### Instruction
Give back the full listing, character for character, with no pictures.

### Raw data

= = = = = = =

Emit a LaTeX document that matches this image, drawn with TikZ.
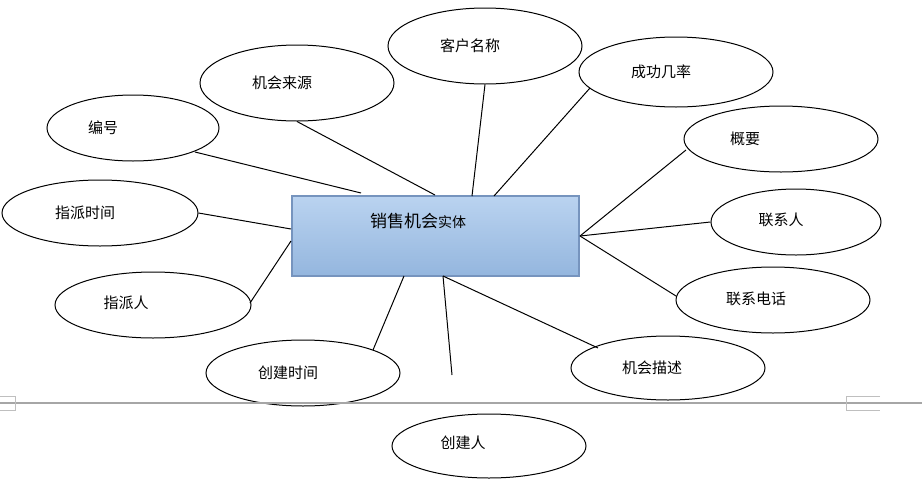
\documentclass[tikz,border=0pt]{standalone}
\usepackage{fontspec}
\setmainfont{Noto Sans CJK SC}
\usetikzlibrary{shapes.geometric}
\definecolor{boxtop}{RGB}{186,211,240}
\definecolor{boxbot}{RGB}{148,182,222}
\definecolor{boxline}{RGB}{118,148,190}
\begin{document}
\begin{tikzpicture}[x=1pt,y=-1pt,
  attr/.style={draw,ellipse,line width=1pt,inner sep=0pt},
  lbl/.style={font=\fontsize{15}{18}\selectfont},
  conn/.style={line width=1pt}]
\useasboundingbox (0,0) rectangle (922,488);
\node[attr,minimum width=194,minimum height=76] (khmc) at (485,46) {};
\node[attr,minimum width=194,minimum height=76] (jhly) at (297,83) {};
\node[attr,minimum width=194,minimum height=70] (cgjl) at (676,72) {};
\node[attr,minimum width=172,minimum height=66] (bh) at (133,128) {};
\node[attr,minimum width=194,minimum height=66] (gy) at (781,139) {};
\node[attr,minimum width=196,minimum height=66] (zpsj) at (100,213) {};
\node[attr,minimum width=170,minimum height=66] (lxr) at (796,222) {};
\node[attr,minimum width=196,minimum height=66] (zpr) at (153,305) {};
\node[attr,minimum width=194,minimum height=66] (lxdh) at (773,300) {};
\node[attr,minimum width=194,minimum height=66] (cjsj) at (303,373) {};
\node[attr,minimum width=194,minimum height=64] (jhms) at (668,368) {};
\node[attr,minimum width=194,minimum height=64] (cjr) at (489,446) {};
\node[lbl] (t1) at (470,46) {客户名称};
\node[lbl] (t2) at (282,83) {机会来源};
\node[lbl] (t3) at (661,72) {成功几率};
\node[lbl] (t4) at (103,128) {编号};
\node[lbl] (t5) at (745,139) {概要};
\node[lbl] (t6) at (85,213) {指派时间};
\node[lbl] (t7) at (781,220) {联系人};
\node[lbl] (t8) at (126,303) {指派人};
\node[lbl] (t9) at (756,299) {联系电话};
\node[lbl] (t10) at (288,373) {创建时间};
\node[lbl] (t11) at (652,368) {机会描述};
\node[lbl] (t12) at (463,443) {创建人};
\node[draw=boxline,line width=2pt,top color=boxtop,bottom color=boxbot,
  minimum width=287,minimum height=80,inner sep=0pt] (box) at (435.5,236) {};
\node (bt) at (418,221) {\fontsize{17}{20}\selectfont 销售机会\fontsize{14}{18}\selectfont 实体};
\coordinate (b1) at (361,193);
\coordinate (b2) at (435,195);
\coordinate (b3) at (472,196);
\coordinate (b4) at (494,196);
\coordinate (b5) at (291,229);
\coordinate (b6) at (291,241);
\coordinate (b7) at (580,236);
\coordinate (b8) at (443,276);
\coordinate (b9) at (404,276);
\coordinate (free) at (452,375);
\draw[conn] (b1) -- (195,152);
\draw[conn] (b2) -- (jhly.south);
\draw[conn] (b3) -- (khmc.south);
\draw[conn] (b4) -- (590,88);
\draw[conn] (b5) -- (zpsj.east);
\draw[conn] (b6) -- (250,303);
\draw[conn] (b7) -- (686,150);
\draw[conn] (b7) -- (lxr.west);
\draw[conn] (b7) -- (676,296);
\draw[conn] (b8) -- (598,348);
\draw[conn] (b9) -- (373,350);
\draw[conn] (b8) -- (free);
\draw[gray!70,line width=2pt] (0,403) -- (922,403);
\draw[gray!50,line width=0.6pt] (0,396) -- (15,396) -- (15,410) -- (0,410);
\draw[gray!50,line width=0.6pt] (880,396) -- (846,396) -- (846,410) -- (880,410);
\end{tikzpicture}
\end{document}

= = = = = = =

### Solution to this task
Emit a LaTeX document that matches this image, drawn with TikZ.
\documentclass[tikz,border=0pt]{standalone}
\usepackage{fontspec}
\setmainfont{Noto Sans CJK SC}
\usetikzlibrary{shapes.geometric}
\definecolor{boxtop}{RGB}{186,211,240}
\definecolor{boxbot}{RGB}{148,182,222}
\definecolor{boxline}{RGB}{118,148,190}
\begin{document}
\begin{tikzpicture}[x=1pt,y=-1pt,
  attr/.style={draw,ellipse,line width=1pt,inner sep=0pt},
  lbl/.style={font=\fontsize{15}{18}\selectfont},
  conn/.style={line width=1pt}]
\useasboundingbox (0,0) rectangle (922,488);
\node[attr,minimum width=194,minimum height=76] (khmc) at (485,46) {};
\node[attr,minimum width=194,minimum height=76] (jhly) at (297,83) {};
\node[attr,minimum width=194,minimum height=70] (cgjl) at (676,72) {};
\node[attr,minimum width=172,minimum height=66] (bh) at (133,128) {};
\node[attr,minimum width=194,minimum height=66] (gy) at (781,139) {};
\node[attr,minimum width=196,minimum height=66] (zpsj) at (100,213) {};
\node[attr,minimum width=170,minimum height=66] (lxr) at (796,222) {};
\node[attr,minimum width=196,minimum height=66] (zpr) at (153,305) {};
\node[attr,minimum width=194,minimum height=66] (lxdh) at (773,300) {};
\node[attr,minimum width=194,minimum height=66] (cjsj) at (303,373) {};
\node[attr,minimum width=194,minimum height=64] (jhms) at (668,368) {};
\node[attr,minimum width=194,minimum height=64] (cjr) at (489,446) {};
\node[lbl] (t1) at (470,46) {客户名称};
\node[lbl] (t2) at (282,83) {机会来源};
\node[lbl] (t3) at (661,72) {成功几率};
\node[lbl] (t4) at (103,128) {编号};
\node[lbl] (t5) at (745,139) {概要};
\node[lbl] (t6) at (85,213) {指派时间};
\node[lbl] (t7) at (781,220) {联系人};
\node[lbl] (t8) at (126,303) {指派人};
\node[lbl] (t9) at (756,299) {联系电话};
\node[lbl] (t10) at (288,373) {创建时间};
\node[lbl] (t11) at (652,368) {机会描述};
\node[lbl] (t12) at (463,443) {创建人};
\node[draw=boxline,line width=2pt,top color=boxtop,bottom color=boxbot,
  minimum width=287,minimum height=80,inner sep=0pt] (box) at (435.5,236) {};
\node (bt) at (418,221) {\fontsize{17}{20}\selectfont 销售机会\fontsize{14}{18}\selectfont 实体};
\coordinate (b1) at (361,193);
\coordinate (b2) at (435,195);
\coordinate (b3) at (472,196);
\coordinate (b4) at (494,196);
\coordinate (b5) at (291,229);
\coordinate (b6) at (291,241);
\coordinate (b7) at (580,236);
\coordinate (b8) at (443,276);
\coordinate (b9) at (404,276);
\coordinate (free) at (452,375);
\draw[conn] (b1) -- (195,152);
\draw[conn] (b2) -- (jhly.south);
\draw[conn] (b3) -- (khmc.south);
\draw[conn] (b4) -- (590,88);
\draw[conn] (b5) -- (zpsj.east);
\draw[conn] (b6) -- (250,303);
\draw[conn] (b7) -- (686,150);
\draw[conn] (b7) -- (lxr.west);
\draw[conn] (b7) -- (676,296);
\draw[conn] (b8) -- (598,348);
\draw[conn] (b9) -- (373,350);
\draw[conn] (b8) -- (free);
\draw[gray!70,line width=2pt] (0,403) -- (922,403);
\draw[gray!50,line width=0.6pt] (0,396) -- (15,396) -- (15,410) -- (0,410);
\draw[gray!50,line width=0.6pt] (880,396) -- (846,396) -- (846,410) -- (880,410);
\end{tikzpicture}
\end{document}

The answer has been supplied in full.